17. CHRIST PLANTED SEED THOUGHTS IN THE FORM OF TERSE EXPRESSIONS EASY TO BE REMEMBERED.
a. These seed thoughts, although uttered almost 2,000 years ago, are still living with us today.
(1) Ye are the salt of the earth.
(2) Ye are the light of the world.
(3) Go the extra mile.
(4) Do unto others as you would have men do to you.
(5) Take up your cross daily.
c. Seed thoughts have a way of imbedding themselves in our memories and germinating when the right occasion comes.
d. They are brief, simple, easy to be tucked away for ready reference and jam-packed with rich meaning.
18. HE USED SIMPLER DIRECT AND CONCRETE LANGUAGE FAMILIAR TO HIS HEARERS.
a. He talked about things in nature and extracted from them spiritual lessons.
b. He used illustrations easy to understand and showed in effect that the invisible things of God can be clearly understood by the things which are seen.
c. He talked about sinners, not sinfulness; poor people, not poverty; about the Kingdom of God, not going to heaven.
d. Christ called Himself the door, the good shepherd, the way, the truth and life.
e. Trivial incidents of the day were made to yield their lessons in clear, concrete language.
19. HE WAS A MASTER IN THE ART OF REPETITION AND REVIEW.
a. The vital lessons of life He went over time and again so as to ingrain these truths in the mind of His true followers.
b. He talked about the Kingdom of God repeatedly, about repentance, about bearing fruit, about His Father and obedience to Him.

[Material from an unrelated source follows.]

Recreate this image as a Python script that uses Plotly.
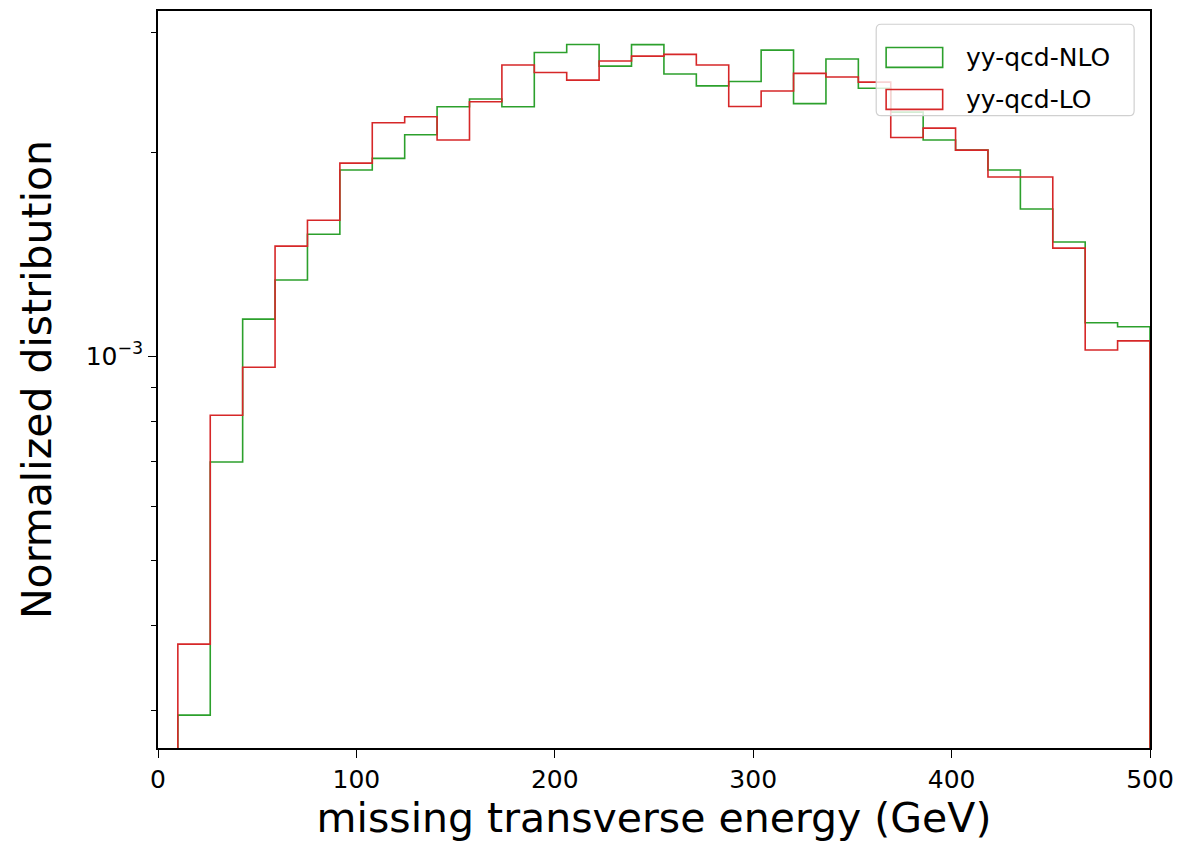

c. But in reviewing familiar material, He would cover different ground to enlarge their understanding and give freshness to His approach.
d. The Kingdom of God is as this or that….

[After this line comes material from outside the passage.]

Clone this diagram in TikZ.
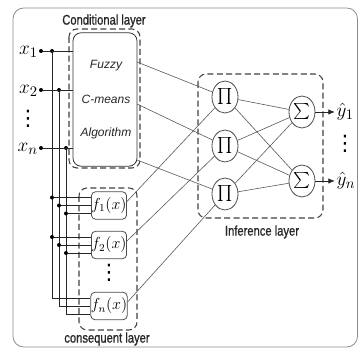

e. Human beings so quickly forget and must be reminded.
20. IN LAYING DOWN PRINCIPLES, CHRIST ALWAYS GAVE CLEAR EXAMPLES OF HOW THEY SHOULD BE APPLIED.
a. His method was to state a principle first, then fill in with details.
b. He went from the general to the particular, from extensive to intensive, from outward to inward.
c. Christ first gave an overview followed by enough illustrations so that men may learn how to apply His Word to all situations in life.
d. The Sermon on the Mount is an excellent example of this.
21. HE OFTEN UPED THE FORCE OF A ONE-SIDED STATEMENT TO STRESS THE IMPORTANCE OF A CONCEPT.
a. Example: “it is easier for a camel to go through the eye of a needle than for a rich man to enter into the Kingdom of God” (Matt. 19:24).
b. This method of teaching is used for emphasis and to make men think.
c. For Christ to have overqualified such statements with a string of exceptions would have weakened His point.
d. Too many qualifications can take the force and power out of a message.
e. The listener is to be entrusted with some responsibility of supplying the qualifications and exceptions himself through other texts and God’s Holy Spirit.
22. HE ALWAYS HELD HIS EMOTIONS IN CHECK IN EVERY DIFFICULT TEACHING SITUATION.
a. When opposed He answered wisely; when heckled He guarded His reactions.
b. He put His critics in their place by pointing out fallacies in their own arguments and reasonings.
c. He epitomized self-control and discipline even when righteously indignant.
d. He made sure that no response or erratic behavior on His part could be used against Him later.
e. This discipline came only through preparation, knowing His subject, perceptive forethought and walking with God.